**** Data shown ****
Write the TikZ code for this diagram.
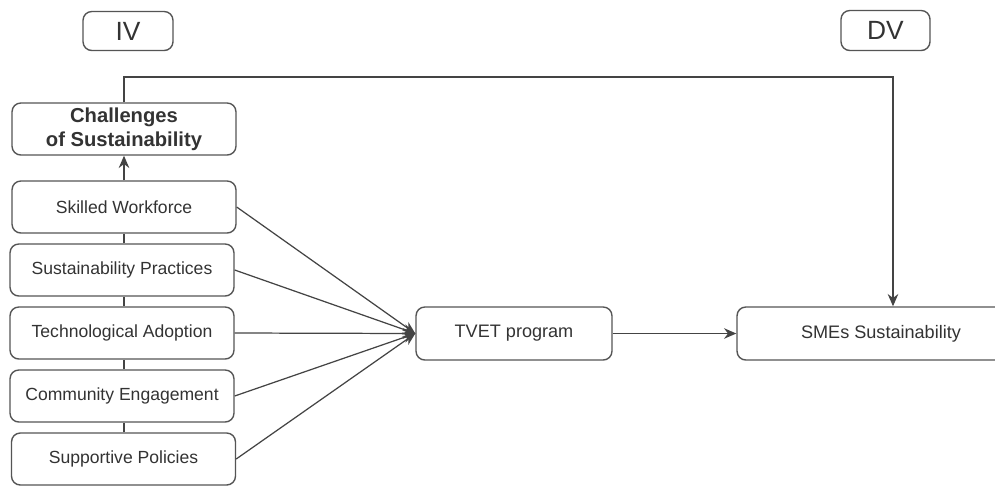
\documentclass[tikz,border=0pt]{standalone}
\usepackage{fontspec}
\setmainfont{Liberation Sans}
\usetikzlibrary{arrows.meta,calc}
\definecolor{bordc}{HTML}{555555}
\definecolor{txtc}{HTML}{333333}
\definecolor{linec}{HTML}{444444}
\begin{document}
\begin{tikzpicture}[x=0.02cm,y=-0.02cm,
  box/.style={draw=bordc,line width=0.8pt,rounded corners=5pt,fill=white,inner sep=0pt,text=txtc,align=center},
  leftbox/.style={box,minimum width=4.48cm,minimum height=1.04cm,font=\fontsize{10}{12}\selectfont},
  conn/.style={draw=linec,line width=0.7pt},
  arr/.style={conn,-{Stealth[length=7pt,width=6pt]}}]
\clip (0,0) rectangle (995,485);
\fill[white] (0,0) rectangle (995,485);
% header boxes
\node[box,minimum width=1.8cm,minimum height=0.78cm,font=\fontsize{15}{18}\selectfont] (iv) at (128,31) {IV};
\node[box,minimum width=1.78cm,minimum height=0.8cm,font=\fontsize{15}{18}\selectfont] (dv) at (885.5,30.5) {DV};
% challenges
\node[box,minimum width=4.48cm,minimum height=1.04cm,font=\bfseries\fontsize{11.5}{13.5}\selectfont] (ch) at (124,129) {Challenges\\of Sustainability};
% left boxes
\node[leftbox] (sw) at (124,207) {Skilled Workforce};
\node[leftbox] (sp) at (122,270) {Sustainability Practices};
\node[leftbox] (ta) at (122,333) {Technological Adoption};
\node[leftbox] (ce) at (122,396) {Community Engagement};
\node[leftbox] (spo) at (123.5,459) {Supportive Policies};
% TVET and SMEs
\node[box,minimum width=3.92cm,minimum height=1.06cm,font=\fontsize{10.3}{12}\selectfont] (tvet) at (514,333.5) {TVET program};
\node[box,minimum width=5.76cm,minimum height=1.06cm,font=\fontsize{10.3}{12}\selectfont] (sme) at (881,333.5) {SMEs Sustainability};
% vertical chain
\draw[conn] (spo.north -| sw.south) -- (ce.south -| sw.south);
\draw[conn] (ce.north -| sw.south) -- (ta.south -| sw.south);
\draw[conn] (ta.north -| sw.south) -- (sp.south -| sw.south);
\draw[conn] (sp.north -| sw.south) -- (sw.south);
\draw[arr] (sw.north) -- (ch.south);
% top connector
\coordinate (tr) at (893,77);
\draw[arr] (ch.north) |- (tr) -- (tr |- sme.north);
% fan into TVET
\foreach \n in {sw,sp,ta,ce,spo}{
  \draw[arr] (\n.east) -- (tvet.west);
}
\draw[arr] (tvet.east) -- (sme.west);
\end{tikzpicture}
\end{document}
****
_Written exercise_:
Ignore the images and quote every line of the listing exactly.

_Task response_:
Write the TikZ code for this diagram.
\documentclass[tikz,border=0pt]{standalone}
\usepackage{fontspec}
\setmainfont{Liberation Sans}
\usetikzlibrary{arrows.meta,calc}
\definecolor{bordc}{HTML}{555555}
\definecolor{txtc}{HTML}{333333}
\definecolor{linec}{HTML}{444444}
\begin{document}
\begin{tikzpicture}[x=0.02cm,y=-0.02cm,
  box/.style={draw=bordc,line width=0.8pt,rounded corners=5pt,fill=white,inner sep=0pt,text=txtc,align=center},
  leftbox/.style={box,minimum width=4.48cm,minimum height=1.04cm,font=\fontsize{10}{12}\selectfont},
  conn/.style={draw=linec,line width=0.7pt},
  arr/.style={conn,-{Stealth[length=7pt,width=6pt]}}]
\clip (0,0) rectangle (995,485);
\fill[white] (0,0) rectangle (995,485);
% header boxes
\node[box,minimum width=1.8cm,minimum height=0.78cm,font=\fontsize{15}{18}\selectfont] (iv) at (128,31) {IV};
\node[box,minimum width=1.78cm,minimum height=0.8cm,font=\fontsize{15}{18}\selectfont] (dv) at (885.5,30.5) {DV};
% challenges
\node[box,minimum width=4.48cm,minimum height=1.04cm,font=\bfseries\fontsize{11.5}{13.5}\selectfont] (ch) at (124,129) {Challenges\\of Sustainability};
% left boxes
\node[leftbox] (sw) at (124,207) {Skilled Workforce};
\node[leftbox] (sp) at (122,270) {Sustainability Practices};
\node[leftbox] (ta) at (122,333) {Technological Adoption};
\node[leftbox] (ce) at (122,396) {Community Engagement};
\node[leftbox] (spo) at (123.5,459) {Supportive Policies};
% TVET and SMEs
\node[box,minimum width=3.92cm,minimum height=1.06cm,font=\fontsize{10.3}{12}\selectfont] (tvet) at (514,333.5) {TVET program};
\node[box,minimum width=5.76cm,minimum height=1.06cm,font=\fontsize{10.3}{12}\selectfont] (sme) at (881,333.5) {SMEs Sustainability};
% vertical chain
\draw[conn] (spo.north -| sw.south) -- (ce.south -| sw.south);
\draw[conn] (ce.north -| sw.south) -- (ta.south -| sw.south);
\draw[conn] (ta.north -| sw.south) -- (sp.south -| sw.south);
\draw[conn] (sp.north -| sw.south) -- (sw.south);
\draw[arr] (sw.north) -- (ch.south);
% top connector
\coordinate (tr) at (893,77);
\draw[arr] (ch.north) |- (tr) -- (tr |- sme.north);
% fan into TVET
\foreach \n in {sw,sp,ta,ce,spo}{
  \draw[arr] (\n.east) -- (tvet.west);
}
\draw[arr] (tvet.east) -- (sme.west);
\end{tikzpicture}
\end{document}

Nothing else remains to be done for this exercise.